> **Directions for this task**:
Return each line of the data below exactly, omitting any pictures.

"""

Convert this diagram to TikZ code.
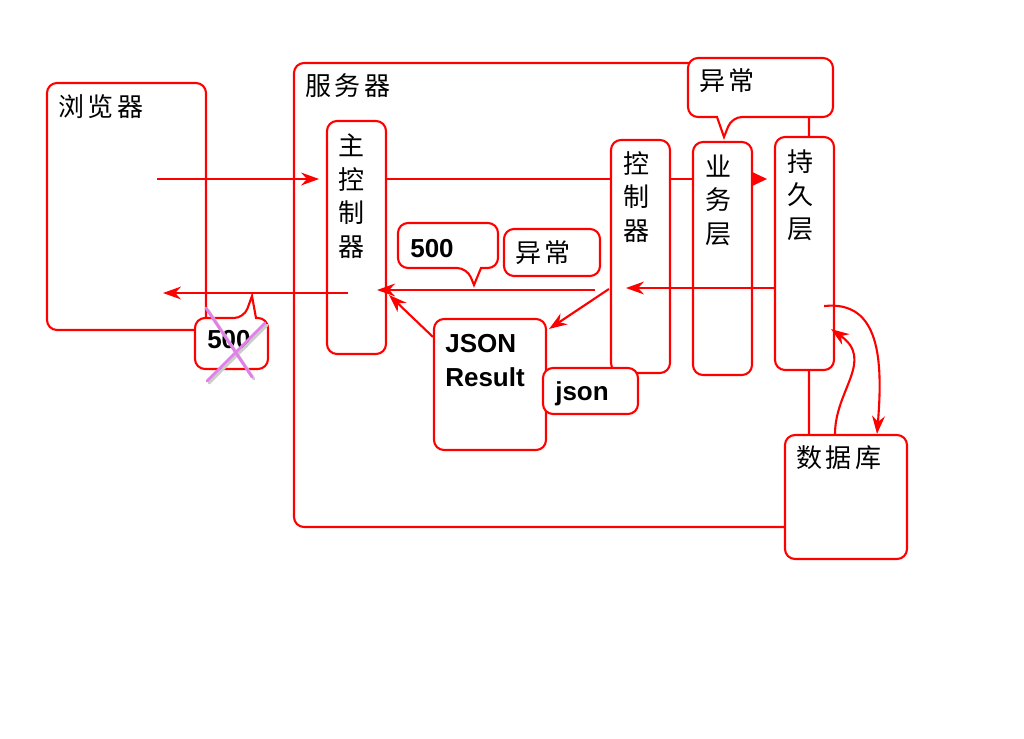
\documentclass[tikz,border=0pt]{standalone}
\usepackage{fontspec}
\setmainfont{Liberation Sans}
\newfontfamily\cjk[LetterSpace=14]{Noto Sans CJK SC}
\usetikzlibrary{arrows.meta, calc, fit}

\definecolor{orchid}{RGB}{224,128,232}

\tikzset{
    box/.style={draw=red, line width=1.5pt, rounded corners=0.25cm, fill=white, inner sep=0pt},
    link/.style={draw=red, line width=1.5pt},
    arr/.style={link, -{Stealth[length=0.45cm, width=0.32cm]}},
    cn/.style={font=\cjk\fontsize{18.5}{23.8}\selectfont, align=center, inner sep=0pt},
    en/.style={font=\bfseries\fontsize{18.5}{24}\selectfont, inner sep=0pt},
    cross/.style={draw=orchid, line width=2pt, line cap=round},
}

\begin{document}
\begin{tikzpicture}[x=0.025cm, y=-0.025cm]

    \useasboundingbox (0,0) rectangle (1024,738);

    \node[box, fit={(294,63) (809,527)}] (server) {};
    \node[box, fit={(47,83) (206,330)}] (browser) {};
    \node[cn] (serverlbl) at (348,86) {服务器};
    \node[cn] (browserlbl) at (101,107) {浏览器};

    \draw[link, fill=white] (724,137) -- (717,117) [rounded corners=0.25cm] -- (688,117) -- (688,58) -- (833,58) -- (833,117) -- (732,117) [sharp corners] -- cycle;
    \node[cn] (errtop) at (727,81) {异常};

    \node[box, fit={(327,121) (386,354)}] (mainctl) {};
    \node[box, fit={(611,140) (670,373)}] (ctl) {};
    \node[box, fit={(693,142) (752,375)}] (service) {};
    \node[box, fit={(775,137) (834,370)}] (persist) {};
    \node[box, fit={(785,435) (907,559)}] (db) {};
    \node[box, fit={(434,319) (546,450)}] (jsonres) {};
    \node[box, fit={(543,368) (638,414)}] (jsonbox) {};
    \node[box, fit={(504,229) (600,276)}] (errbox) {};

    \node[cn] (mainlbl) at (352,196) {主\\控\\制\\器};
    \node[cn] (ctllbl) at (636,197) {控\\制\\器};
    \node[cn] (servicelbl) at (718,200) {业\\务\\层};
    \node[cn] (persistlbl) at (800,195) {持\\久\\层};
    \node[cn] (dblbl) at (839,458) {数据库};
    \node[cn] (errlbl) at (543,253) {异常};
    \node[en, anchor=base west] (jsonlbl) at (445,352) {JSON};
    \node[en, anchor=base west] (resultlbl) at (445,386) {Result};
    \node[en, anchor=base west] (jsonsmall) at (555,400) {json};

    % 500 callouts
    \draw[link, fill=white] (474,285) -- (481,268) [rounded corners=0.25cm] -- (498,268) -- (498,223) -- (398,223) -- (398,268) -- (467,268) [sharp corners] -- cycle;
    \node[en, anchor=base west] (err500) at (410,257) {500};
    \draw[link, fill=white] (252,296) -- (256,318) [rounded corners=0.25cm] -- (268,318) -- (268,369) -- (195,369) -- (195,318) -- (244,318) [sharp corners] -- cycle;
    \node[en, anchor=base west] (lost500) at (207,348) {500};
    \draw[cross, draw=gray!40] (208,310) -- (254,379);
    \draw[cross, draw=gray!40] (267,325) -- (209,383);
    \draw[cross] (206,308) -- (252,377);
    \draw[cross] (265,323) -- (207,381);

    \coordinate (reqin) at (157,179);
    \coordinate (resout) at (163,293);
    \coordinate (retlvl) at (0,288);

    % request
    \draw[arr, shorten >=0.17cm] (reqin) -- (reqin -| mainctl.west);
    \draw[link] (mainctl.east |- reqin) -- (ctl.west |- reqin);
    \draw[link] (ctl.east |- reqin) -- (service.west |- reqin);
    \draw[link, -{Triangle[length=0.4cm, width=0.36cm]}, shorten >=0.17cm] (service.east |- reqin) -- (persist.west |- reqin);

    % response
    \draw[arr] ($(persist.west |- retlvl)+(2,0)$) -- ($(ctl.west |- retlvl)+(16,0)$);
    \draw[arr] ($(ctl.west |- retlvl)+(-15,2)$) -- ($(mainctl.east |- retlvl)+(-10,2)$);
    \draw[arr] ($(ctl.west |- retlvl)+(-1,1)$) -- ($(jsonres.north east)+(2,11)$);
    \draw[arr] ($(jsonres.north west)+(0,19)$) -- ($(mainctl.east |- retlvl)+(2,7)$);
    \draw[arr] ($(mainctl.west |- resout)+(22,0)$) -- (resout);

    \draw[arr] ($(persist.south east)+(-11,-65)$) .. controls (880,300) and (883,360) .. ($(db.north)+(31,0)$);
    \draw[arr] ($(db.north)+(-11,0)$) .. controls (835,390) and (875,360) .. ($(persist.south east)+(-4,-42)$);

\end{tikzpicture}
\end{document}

"""

> **Reply to the task**:
Convert this diagram to TikZ code.
\documentclass[tikz,border=0pt]{standalone}
\usepackage{fontspec}
\setmainfont{Liberation Sans}
\newfontfamily\cjk[LetterSpace=14]{Noto Sans CJK SC}
\usetikzlibrary{arrows.meta, calc, fit}

\definecolor{orchid}{RGB}{224,128,232}

\tikzset{
    box/.style={draw=red, line width=1.5pt, rounded corners=0.25cm, fill=white, inner sep=0pt},
    link/.style={draw=red, line width=1.5pt},
    arr/.style={link, -{Stealth[length=0.45cm, width=0.32cm]}},
    cn/.style={font=\cjk\fontsize{18.5}{23.8}\selectfont, align=center, inner sep=0pt},
    en/.style={font=\bfseries\fontsize{18.5}{24}\selectfont, inner sep=0pt},
    cross/.style={draw=orchid, line width=2pt, line cap=round},
}

\begin{document}
\begin{tikzpicture}[x=0.025cm, y=-0.025cm]

    \useasboundingbox (0,0) rectangle (1024,738);

    \node[box, fit={(294,63) (809,527)}] (server) {};
    \node[box, fit={(47,83) (206,330)}] (browser) {};
    \node[cn] (serverlbl) at (348,86) {服务器};
    \node[cn] (browserlbl) at (101,107) {浏览器};

    \draw[link, fill=white] (724,137) -- (717,117) [rounded corners=0.25cm] -- (688,117) -- (688,58) -- (833,58) -- (833,117) -- (732,117) [sharp corners] -- cycle;
    \node[cn] (errtop) at (727,81) {异常};

    \node[box, fit={(327,121) (386,354)}] (mainctl) {};
    \node[box, fit={(611,140) (670,373)}] (ctl) {};
    \node[box, fit={(693,142) (752,375)}] (service) {};
    \node[box, fit={(775,137) (834,370)}] (persist) {};
    \node[box, fit={(785,435) (907,559)}] (db) {};
    \node[box, fit={(434,319) (546,450)}] (jsonres) {};
    \node[box, fit={(543,368) (638,414)}] (jsonbox) {};
    \node[box, fit={(504,229) (600,276)}] (errbox) {};

    \node[cn] (mainlbl) at (352,196) {主\\控\\制\\器};
    \node[cn] (ctllbl) at (636,197) {控\\制\\器};
    \node[cn] (servicelbl) at (718,200) {业\\务\\层};
    \node[cn] (persistlbl) at (800,195) {持\\久\\层};
    \node[cn] (dblbl) at (839,458) {数据库};
    \node[cn] (errlbl) at (543,253) {异常};
    \node[en, anchor=base west] (jsonlbl) at (445,352) {JSON};
    \node[en, anchor=base west] (resultlbl) at (445,386) {Result};
    \node[en, anchor=base west] (jsonsmall) at (555,400) {json};

    % 500 callouts
    \draw[link, fill=white] (474,285) -- (481,268) [rounded corners=0.25cm] -- (498,268) -- (498,223) -- (398,223) -- (398,268) -- (467,268) [sharp corners] -- cycle;
    \node[en, anchor=base west] (err500) at (410,257) {500};
    \draw[link, fill=white] (252,296) -- (256,318) [rounded corners=0.25cm] -- (268,318) -- (268,369) -- (195,369) -- (195,318) -- (244,318) [sharp corners] -- cycle;
    \node[en, anchor=base west] (lost500) at (207,348) {500};
    \draw[cross, draw=gray!40] (208,310) -- (254,379);
    \draw[cross, draw=gray!40] (267,325) -- (209,383);
    \draw[cross] (206,308) -- (252,377);
    \draw[cross] (265,323) -- (207,381);

    \coordinate (reqin) at (157,179);
    \coordinate (resout) at (163,293);
    \coordinate (retlvl) at (0,288);

    % request
    \draw[arr, shorten >=0.17cm] (reqin) -- (reqin -| mainctl.west);
    \draw[link] (mainctl.east |- reqin) -- (ctl.west |- reqin);
    \draw[link] (ctl.east |- reqin) -- (service.west |- reqin);
    \draw[link, -{Triangle[length=0.4cm, width=0.36cm]}, shorten >=0.17cm] (service.east |- reqin) -- (persist.west |- reqin);

    % response
    \draw[arr] ($(persist.west |- retlvl)+(2,0)$) -- ($(ctl.west |- retlvl)+(16,0)$);
    \draw[arr] ($(ctl.west |- retlvl)+(-15,2)$) -- ($(mainctl.east |- retlvl)+(-10,2)$);
    \draw[arr] ($(ctl.west |- retlvl)+(-1,1)$) -- ($(jsonres.north east)+(2,11)$);
    \draw[arr] ($(jsonres.north west)+(0,19)$) -- ($(mainctl.east |- retlvl)+(2,7)$);
    \draw[arr] ($(mainctl.west |- resout)+(22,0)$) -- (resout);

    \draw[arr] ($(persist.south east)+(-11,-65)$) .. controls (880,300) and (883,360) .. ($(db.north)+(31,0)$);
    \draw[arr] ($(db.north)+(-11,0)$) .. controls (835,390) and (875,360) .. ($(persist.south east)+(-4,-42)$);

\end{tikzpicture}
\end{document}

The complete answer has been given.